Il résulte de ces différentes anecdotes que le Sénégal peut bien s'appuyer sur ce secteur pour tenter de résorber le chômage des jeunes, tout en contribuant à rééquilibrer la balance commerciale du pays à travers la limitation des importations de lait et de viande.

La Compagnie nationale d'assurance agricole du Sénégal (CNCAS), spécialisée dans la couverture des risques agricoles, est un bon instrument pour arriver à cet objectif, indiquent des acteurs interrogés par l'APS.

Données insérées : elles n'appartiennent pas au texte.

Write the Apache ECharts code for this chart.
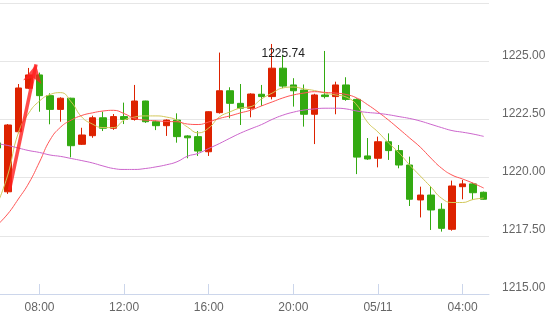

L'apport des assureurs pour booster le secteur

Selon l'assureur Djibril Diop, l'Etat du Sénégal, depuis le passage de Abdoulaye Wade à la tête du pays (2000-2012), a eu l'intelligence de bâtir un partenariat public-privé ayant impulsé un nouvel environnement avec « des conditions favorables » aux acteurs privés dont les activités peuvent tirer profit de la création de la Banque agricole (LBA) et de la CNCAS.

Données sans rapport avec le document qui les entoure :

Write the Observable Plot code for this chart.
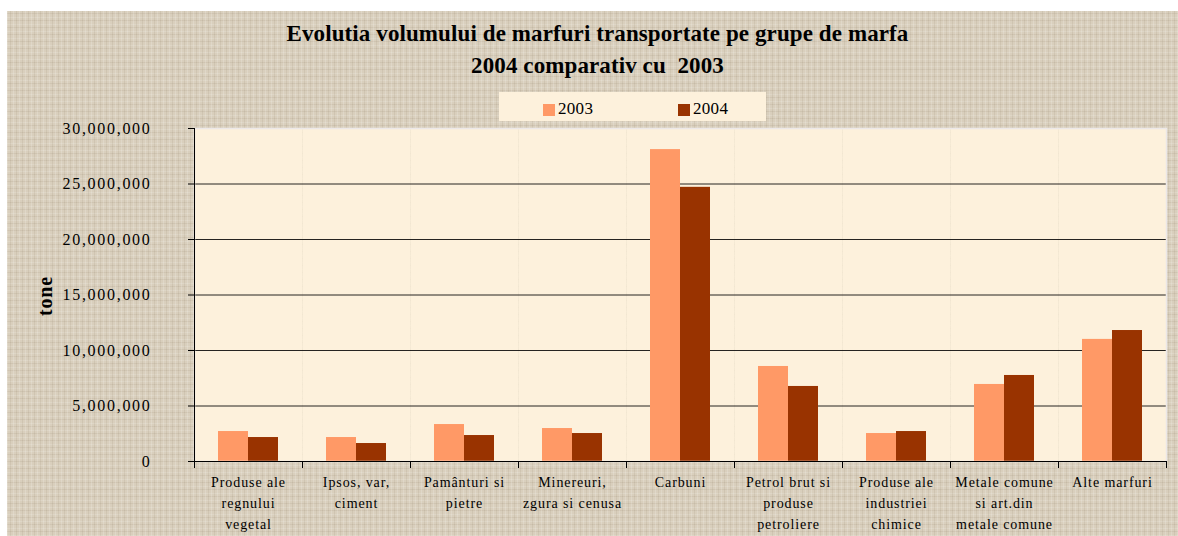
<!DOCTYPE html>
<html><head><meta charset="utf-8">
<script src="https://cdn.jsdelivr.net/npm/d3@7"></script>
<script src="https://cdn.jsdelivr.net/npm/@observablehq/plot@0.6"></script>
<style>
body{margin:0;background:#fff;}
#chart{position:relative;width:1178px;height:536px;overflow:hidden;font-family:"Liberation Serif","Times New Roman",serif;color:#000;}
#bg{position:absolute;left:7px;top:11px;right:0;bottom:0;background-color:#d9cfbd;
 background-image:repeating-linear-gradient(90deg,rgba(255,255,255,.16) 0 1px,transparent 1px 3px,rgba(110,90,60,.09) 3px 4px,transparent 4px 6px),
 repeating-linear-gradient(0deg,rgba(255,255,255,.14) 0 1px,transparent 1px 4px,rgba(110,90,60,.09) 4px 5px,transparent 5px 7px);}
#header{position:relative;height:118px;}
#title{position:absolute;left:0;right:0;top:18px;text-align:center;font-weight:bold;font-size:23px;line-height:32px;white-space:pre;letter-spacing:0.1px;padding-left:17px;}
#legend{position:absolute;left:499px;top:92px;width:267px;height:29px;background:#fdf1dc;}
.sw{position:absolute;top:12px;width:12px;height:12px;}
.lt{position:absolute;top:7px;font-size:17px;line-height:20px;letter-spacing:0.3px;}
#ylab{position:absolute;left:45px;top:296px;transform:translate(-50%,-50%) rotate(-90deg);font-weight:bold;font-size:20px;letter-spacing:0.8px;white-space:nowrap;}
#plot{position:relative;}
g[aria-label="y-axis tick label"]{letter-spacing:1.7px}
g[aria-label="fx-axis tick label"]{letter-spacing:0.9px}
</style>
</head>
<body>
<div id="chart">
  <div id="bg"></div>
  <div id="header">
    <div id="title"></div>
    <div id="legend"></div>
  </div>
  <div id="ylab"></div>
  <div id="plot"></div>
</div>
<script>
const titleLines = ["Evolutia volumului de marfuri transportate pe grupe de marfa", "2004 comparativ cu  2003"];
const yLabel = "tone";
const categories = [
  "Produse ale\nregnului\nvegetal",
  "Ipsos, var,\nciment",
  "Pamânturi si\npietre",
  "Minereuri,\nzgura si cenusa",
  "Carbuni",
  "Petrol brut si\nproduse\npetroliere",
  "Produse ale\nindustriei\nchimice",
  "Metale comune\nsi art.din\nmetale comune",
  "Alte marfuri"
];
const years = ["2003", "2004"];
const colors = ["#ff9966", "#993300"];
const v2003 = [2700000, 2160000, 3330000, 2970000, 28100000, 8560000, 2520000, 6940000, 11000000];
const v2004 = [2160000, 1620000, 2340000, 2520000, 24700000, 6760000, 2700000, 7750000, 11800000];
const yTicks = [0, 5000000, 10000000, 15000000, 20000000, 25000000, 30000000];

document.getElementById("title").textContent = titleLines.join("\n");
document.getElementById("ylab").textContent = yLabel;
const legend = document.getElementById("legend");
const legendX = [44, 179];
years.forEach((y, i) => {
  const sw = document.createElement("div");
  sw.className = "sw"; sw.style.left = legendX[i] + "px"; sw.style.background = colors[i];
  const t = document.createElement("div");
  t.className = "lt"; t.style.left = (legendX[i] + 15) + "px"; t.textContent = y;
  legend.appendChild(sw); legend.appendChild(t);
});

const data = categories.flatMap((c, i) => [
  {cat: c, year: years[0], value: v2003[i]},
  {cat: c, year: years[1], value: v2004[i]}
]);

const plotH = 418, mTop = 10, mBottom = 75;
const chart = Plot.plot({
  width: 1178, height: plotH,
  marginTop: mTop, marginBottom: mBottom, marginLeft: 190, marginRight: 9,
  style: {background: "transparent", fontFamily: "'Liberation Serif', serif", color: "#000"},
  fx: {domain: categories, padding: 0, label: null},
  x: {domain: years, paddingInner: 0, paddingOuter: 0.75, axis: null},
  y: {domain: [0, 30000000]},
  color: {domain: years, range: colors},
  marks: [
    Plot.frame({fill: "#fdf1dc"}),
    Plot.ruleY(yTicks.filter(d => d > 0 && d < 30000000), {stroke: "#000", strokeOpacity: 0.85}),
    Plot.barY(data, {fx: "cat", x: "year", y: "value", fill: "year"}),
    Plot.frame({facet: "super", stroke: "#ece8e8", strokeWidth: 1.5}),
    Plot.ruleY([0], {stroke: "#000"}),
    Plot.frame({anchor: "right", stroke: "#000", insetTop: plotH - mTop - mBottom, insetBottom: -6}),
    Plot.frame({facet: "super", anchor: "left", stroke: "#000", insetBottom: -6}),
    Plot.axisY({ticks: yTicks, tickFormat: d3.format(","), tickSize: 6, tickPadding: 37, fontSize: 16, label: null}),
    Plot.axisFx({anchor: "bottom", tickSize: 0, tickPadding: 11, fontSize: 14, lineHeight: 1.5, label: null})
  ]
});
document.getElementById("plot").appendChild(chart);
</script>
</body></html>
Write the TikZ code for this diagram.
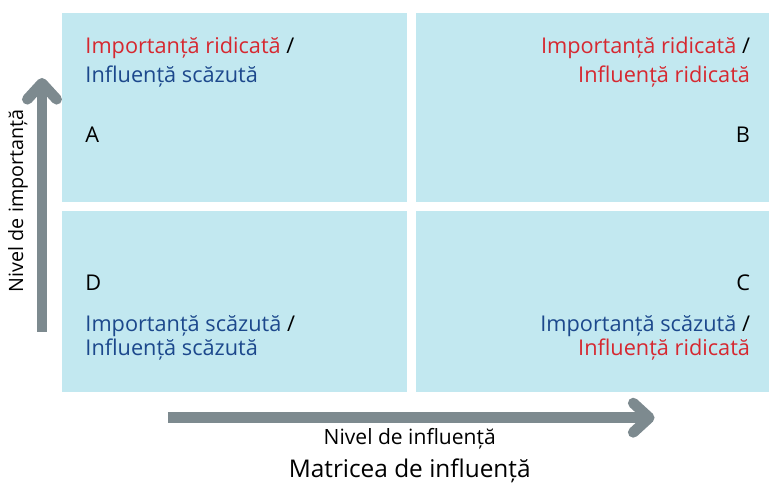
\documentclass[tikz,border=0pt]{standalone}
\usepackage{fontspec}
\setmainfont{Open Sans}
\usetikzlibrary{arrows.meta}
\definecolor{quadfill}{RGB}{194,232,240}
\definecolor{hired}{RGB}{214,40,48}
\definecolor{lowblue}{RGB}{28,72,140}
\definecolor{axisgrey}{RGB}{125,138,143}
\tikzset{every picture/.style={line width=0.75pt}}
\tikzset{
  quad/.style={fill=quadfill, draw=none, inner sep=0pt},
  lbl/.style={font=\fontsize{16.3}{21.5}\selectfont, inner sep=0pt},
  lbllow/.style={font=\fontsize{16.3}{17.5}\selectfont, inner sep=0pt},
  axis/.style={draw=axisgrey, line width=8pt, -{Straight Barb[length=12pt,width=22pt,line cap=round,round]}}
}

\begin{document}
\begin{tikzpicture}[x=0.75pt,y=0.75pt,yscale=-1,xscale=1]
		\path (0,0) rectangle (769,487);
		
		%Shape: Rectangles (quadrants)
		\node[quad, minimum width=345*0.75pt, minimum height=189*0.75pt, anchor=north west] (qA) at (62,13) {};
		\node[quad, minimum width=353*0.75pt, minimum height=189*0.75pt, anchor=north west] (qB) at (416,13) {};
		\node[quad, minimum width=345*0.75pt, minimum height=181*0.75pt, anchor=north west] (qD) at (62,211) {};
		\node[quad, minimum width=353*0.75pt, minimum height=181*0.75pt, anchor=north west] (qC) at (416,211) {};
		
		% Text Node
		\node[lbl, anchor=west, align=left] (tA) at (85,62) {\textcolor{hired}{Importanță ridicată} /\\\textcolor{lowblue}{Influență scăzută}};
		% Text Node
		\node[lbl, anchor=west] (lA) at (85,135) {A};
		% Text Node
		\node[lbl, anchor=east, align=right] (tB) at (751,62) {\textcolor{hired}{Importanță ridicată} /\\\textcolor{hired}{Influență ridicată}};
		% Text Node
		\node[lbl, anchor=east] (lB) at (751,135) {B};
		% Text Node
		\node[lbl, anchor=west] (lD) at (85,283) {D};
		% Text Node
		\node[lbllow, anchor=west, align=left] (tD) at (85,338) {\textcolor{lowblue}{Importanță scăzută} /\\\textcolor{lowblue}{Influență scăzută}};
		% Text Node
		\node[lbl, anchor=east] (lC) at (751,283) {C};
		% Text Node
		\node[lbllow, anchor=east, align=right] (tC) at (751,338) {\textcolor{lowblue}{Importanță scăzută} /\\\textcolor{hired}{Influență ridicată}};
		
		%Straight Lines (axes)
		\coordinate (vlow) at (42,332);
		\coordinate (vhigh) at (42,78);
		\coordinate (hlow) at (168,418);
		\coordinate (hhigh) at (655,418);
		\draw[axis] (vlow) -- (vhigh);
		\draw[axis] (hlow) -- (hhigh);
		
		% Text Node
		\node[font=\fontsize{14.8}{17}\selectfont, rotate=90] (vname) at (18,201) {Nivel de importanță};
		% Text Node
		\node[font=\fontsize{15.8}{18}\selectfont] (hname) at (410,439) {Nivel de influență};
		% Text Node
		\node[font=\fontsize{18.3}{21}\selectfont] (title) at (410,471) {Matricea de influență};
		
\end{tikzpicture}
\end{document}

L'assureur rappelle que cette dernière a pour mission d'apporter plus de sécurité aux investissements dans des secteurs tels que l'agriculture et l'élevage, de concert avec la Banque agricole.

La Compagnie nationale d'assurance agricole garantit le paiement d'indemnités à l'éleveur assuré si la mortalité de son bétail est liée aux risques suivants : mort naturelle ou accidentelle et abattage autorisé.

« Nous faisons aussi du benchmarking, de l'éducation financière car on oriente notre cible vers une stratégie plus porteuse », explique Djibril Diop.

La CNCAS incite également les acteurs à se regrouper en mutuelles ou coopératives de crédit et d'épargne « pour pouvoir soutenir l'activité et faire face à des périodes de soudure qui les poussent en général à brader leurs marchandises. »

L'Etat du Sénégal, en subventionnant les primes d'assurance, « fait savoir à l'éleveur et à l'agriculteur qu'il n'est pas seul [...] Ce qui est une façon de les autonomiser », selon Djibril Diop.